Saturday, May 5, 2018


Well, that quilt started last week is now complete:
The inspiration for this quilt was two-fold: My friend Susan gave me a box of material samples and in it was a set of brights.  Twenty of these bright blocks were from that set.  Another nine were from some other material she had given me earlier.  Just one of the brights in a block was from the stash in the closet.  The various off whites were also from some previously gifted fabric.  But while the top was "from the stash" the borders, binding and backing were bought this week.  I'm really happy with this cheerful lap quilt.

The other inspiration for this quilt was a desire I've had to do another "demo" day at the LQS, part of the local drug store.  Their fabric department is extensive and aimed at quilters.  It's such a wonderful resource here in this small town.  If it weren't for that department we'd have to drive an hour to source some good fabric and/or thread!

So, to support them and help them sell fabric and notions, every now and then I'll do a "demo" day.  I make a quilt in the pattern that will be demonstrated to hang up there to advertise the coming "demo" day.  Then I prepare the materials for another quilt in the same pattern, possibly in different materials.  I take my machine and all the makings for the quilt, plus printed instructions that I've prepared, and go to IDA to set up on the "demo" day.  It's a fun day of sewing, combined with showing interested people how to make the blocks for this quilt.

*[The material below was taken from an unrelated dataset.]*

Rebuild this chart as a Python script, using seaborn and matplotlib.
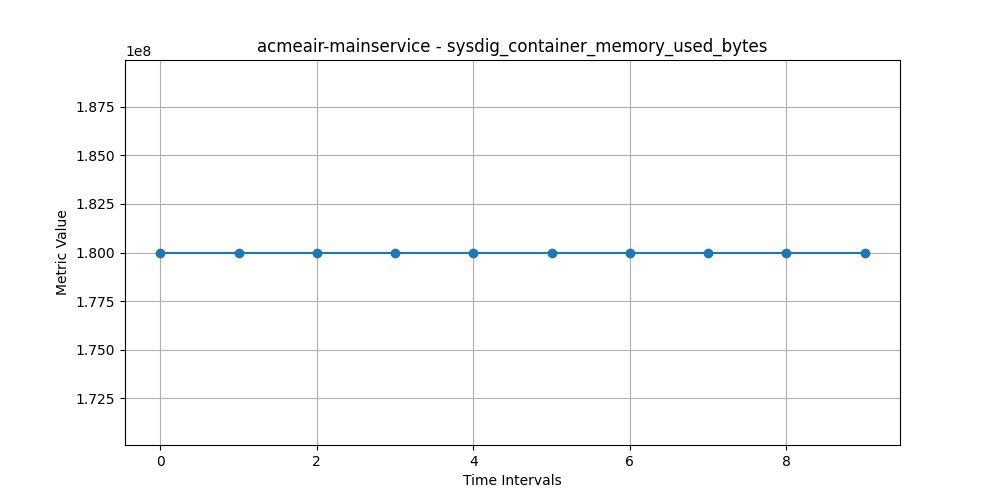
import numpy as np
import pandas as pd
import matplotlib
matplotlib.use("Agg")
import matplotlib.pyplot as plt
import seaborn as sns

intervals = list(range(10))
memory_used = [1.8e8] * 10

df = pd.DataFrame({"interval": intervals, "value": memory_used})

fig, ax = plt.subplots(figsize=(10, 5), dpi=100)
sns.lineplot(data=df, x="interval", y="value", marker="o", color="#1f77b4",
             markersize=6, markeredgecolor="#1f77b4", markeredgewidth=1,
             linewidth=1.5, ax=ax)
ax.set_title("acmeair-mainservice - sysdig_container_memory_used_bytes")
ax.set_xlabel("Time Intervals")
ax.set_ylabel("Metric Value")
ax.grid(True)
fig.savefig("out.png")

I've already purchased material for the "demo" Disappearing 4 Patch.  It's a new series of 9 brights in the same design and 2 meters of a black fabric.  It, too, will be a cheerful bright quilt.

If you look up "Disappearing 4 Patch" on the web, you can find instructions, but I've changed them just a bit in order to have all the seams "nesting."  Even all the seams sewed when putting the top together are nested.  The intersections are opened up on the back side, and that makes them press nice and flat.
The center seam on the top row of blocks has its intersection pressed open into the charming little four patch.  The seam of the row beneath that has not been opened.

It's often little details like that that give a quilt the "polish" that we enjoy!